If you apply the Distributive Property to a Rational and an Irrational number, which will your solution be? Say that "A" and "B" are Rational, and C is irrational, would the solution to "A(B+C)" be Rational or Irrational? An example for clarification would be wonderful.
 A: Remember how to add, subtract, multiply, and divide fractions:
$$
\frac p q \pm \frac r s = \frac{ps \pm qr}{qs}, \qquad
\frac p q \cdot \frac r s = \frac{pr}{qs}, \qquad \frac{p/q}{r/s} = \frac{ps}{qr}.
$$
You have $B+C$ and $B$ is rational and $C$ is irrational.  Say $B = \dfrac p q$ and $p,q$ are integers.  If $B+C$ is rational, then $B+C = \dfrac r s$ for some integers $r,s$, and then
$$
\frac pq  + C = \frac r s, \text{ and therefore } C = \frac r s - \frac p q =\cdots \quad\text{(So $C$ would be rational.)}
$$
Hence $B+C$ must be irrational.
Next we ask whether $A(B+C)$ might be rational.

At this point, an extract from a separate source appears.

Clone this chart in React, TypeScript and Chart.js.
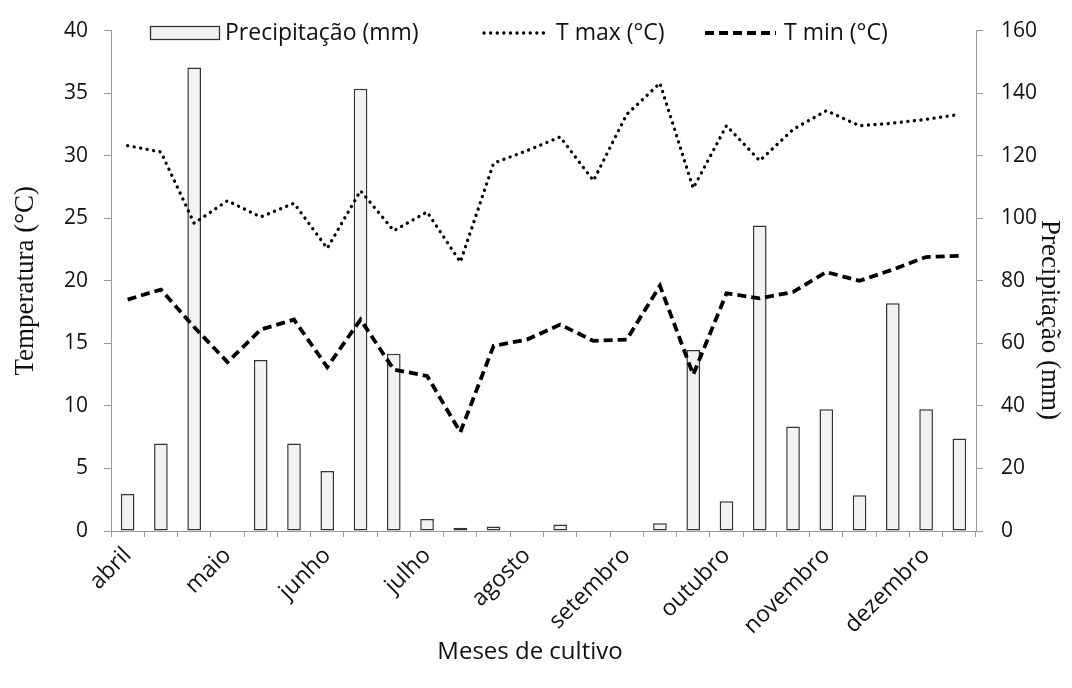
import React, { useEffect, useRef } from "react";
import { Chart, registerables } from "chart.js";

Chart.register(...registerables);

// ---- data ----
const categories = [
  "abril", "", "", "maio", "", "", "junho", "", "", "julho", "", "", "agosto", "", "",
  "setembro", "", "", "outubro", "", "", "novembro", "", "", "dezembro", "",
];
const precipitacao = [
  11.8, 28.0, 148.2, 0, 54.7, 28.0, 19.2, 141.4, 56.7, 3.8, 1.0, 1.4, 0,
  2.1, 0, 0, 2.5, 57.9, 9.5, 97.7, 33.4, 38.9, 11.4, 72.8, 38.9, 29.6,
];
const tMax = [
  30.8, 30.3, 24.6, 26.4, 25.1, 26.2, 22.6, 27.2, 24.0, 25.5, 21.5, 29.4, 30.4,
  31.5, 28.0, 33.3, 35.8, 27.4, 32.4, 29.6, 32.1, 33.6, 32.4, 32.6, 32.9, 33.3,
];
const tMin = [
  18.5, 19.3, 16.3, 13.5, 16.1, 16.9, 13.1, 16.9, 12.9, 12.4, 7.9, 14.8, 15.3,
  16.5, 15.2, 15.3, 19.6, 12.5, 19.0, 18.6, 19.1, 20.7, 20.0, 20.9, 21.9, 22.0,
];
const seriesLabels = ["Precipitação (mm)", "T max (°C)", "T min (°C)"];
const xTitle = "Meses de cultivo";
const yLeftTitle = "Temperatura (°C)";
const yRightTitle = "Precipitação (mm)";

const SANS = "'Open Sans', sans-serif";
const SERIF = "'Liberation Serif', 'Times New Roman', serif";
const TEXT = "#111111";
const AXIS = "#9a9a9a";
const BAR_FILL = "#f2f2f2";
const BAR_EDGE = "#333333";

const overlayPlugin = {
  id: "overlay",
  afterDraw(chart: any) {
    const ctx = chart.ctx as CanvasRenderingContext2D;
    const ds = chart.data.datasets;
    ctx.save();
    // legend
    const ly = 33;
    ctx.fillStyle = BAR_FILL;
    ctx.strokeStyle = BAR_EDGE;
    ctx.lineWidth = 1.3;
    ctx.fillRect(150.5, 26.5, 69, 13);
    ctx.strokeRect(150.5, 26.5, 69, 13);
    ctx.font = `23px ${SANS}`;
    ctx.fillStyle = TEXT;
    ctx.textAlign = "left";
    ctx.textBaseline = "middle";
    ctx.fillText(ds[0].label, 225, ly);

    ctx.strokeStyle = "#000";
    ctx.lineWidth = 3.3;
    ctx.lineCap = "round";
    ctx.setLineDash([0.1, 6.5]);
    ctx.beginPath();
    ctx.moveTo(484, ly);
    ctx.lineTo(550, ly);
    ctx.stroke();
    ctx.fillText(ds[1].label, 556, ly);

    ctx.lineWidth = 3.8;
    ctx.lineCap = "butt";
    ctx.setLineDash([9, 5]);
    ctx.beginPath();
    ctx.moveTo(705, ly);
    ctx.lineTo(776, ly);
    ctx.stroke();
    ctx.setLineDash([]);
    ctx.fillText(ds[2].label, 784, ly);

    // x title
    ctx.textAlign = "center";
    ctx.font = `24px ${SANS}`;
    ctx.fillText(xTitle, 530, 652);

    // right title
    ctx.font = `27px ${SERIF}`;
    ctx.translate(1049, 320);
    ctx.rotate(Math.PI / 2);
    ctx.fillText(yRightTitle, 0, 0);
    ctx.restore();
  },
};

export default function App() {
  const ref = useRef<HTMLCanvasElement | null>(null);

  useEffect(() => {
    if (!ref.current) return;
    const chart = new Chart(ref.current, {
      type: "bar",
      data: {
        labels: categories,
        datasets: [
          {
            type: "bar",
            label: seriesLabels[0],
            data: precipitacao,
            yAxisID: "y1",
            backgroundColor: BAR_FILL,
            borderColor: BAR_EDGE,
            borderWidth: 1.5,
            borderSkipped: false,
            barPercentage: 0.41,
            categoryPercentage: 1,
            order: 3,
          },
          {
            type: "line",
            label: seriesLabels[1],
            data: tMax,
            yAxisID: "y",
            borderColor: "#000",
            borderWidth: 3.3,
            borderDash: [0.1, 6.5],
            borderCapStyle: "round",
            pointRadius: 0,
            tension: 0,
            fill: false,
            order: 1,
          },
          {
            type: "line",
            label: seriesLabels[2],
            data: tMin,
            yAxisID: "y",
            borderColor: "#000",
            borderWidth: 3.8,
            borderDash: [9, 5],
            borderCapStyle: "butt",
            pointRadius: 0,
            tension: 0,
            fill: false,
            order: 2,
          },
        ],
      } as any,
      options: {
        animation: false,
        responsive: true,
        maintainAspectRatio: false,
        layout: { padding: { top: 24, left: 0, right: 0, bottom: 0 } },
        plugins: { legend: { display: false }, tooltip: { enabled: false } },
        scales: {
          x: {
            type: "category",
            offset: true,
            grid: { offset: true, drawOnChartArea: false, drawTicks: true, tickLength: 6, color: AXIS },
            border: { display: true, color: AXIS, width: 1 },
            ticks: {
              autoSkip: false,
              maxRotation: 45,
              minRotation: 45,
              padding: 5,
              color: TEXT,
              font: { family: SANS, size: 23 },
            },
            afterFit: (s: any) => {
              s.height = 157;
            },
          },
          y: {
            position: "left",
            min: 0,
            max: 40,
            grid: { drawOnChartArea: false, drawTicks: true, tickLength: 7, color: AXIS },
            border: { display: true, color: AXIS, width: 1 },
            ticks: { stepSize: 5, padding: 16, color: TEXT, font: { family: SANS, size: 21 } },
            title: {
              display: true,
              text: yLeftTitle,
              color: TEXT,
              font: { family: SERIF, size: 27 },
              padding: { top: 10, bottom: 0 },
            },
            afterFit: (s: any) => {
              s.width = 111;
            },
          },
          y1: {
            position: "right",
            min: 0,
            max: 160,
            grid: { drawOnChartArea: false, drawTicks: true, tickLength: 7, color: AXIS },
            border: { display: true, color: AXIS, width: 1 },
            ticks: { stepSize: 20, padding: 18, color: TEXT, font: { family: SANS, size: 21 } },
            afterFit: (s: any) => {
              s.width = 96;
            },
          },
        },
      } as any,
      plugins: [overlayPlugin],
    });
    return () => chart.destroy();
  }, []);

  return (
    <div style={{ position: "fixed", left: 0, top: 0, width: 1072, height: 688, background: "#fff" }}>
      <canvas ref={ref} />
    </div>
  );
}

Since $A$ is rational, there are integers $k,\ell$ such that $A=k/\ell$.  If $A(B+C)$ is rational then there are integers $m,n$ such that
$$
\frac k \ell (B+C) = A(B+C) = \frac m n, \text{ and so } B+C = \frac{m/n}{k/\ell} = \frac{m\ell}{kn}, \text{ so } B+C \text{ would be rational}.
$$
A: HINT: 
Sum of a rational and an irrational number is always irrational 
$$\text{AND}$$ Product of a rational and an irrational number is a non-zero rational.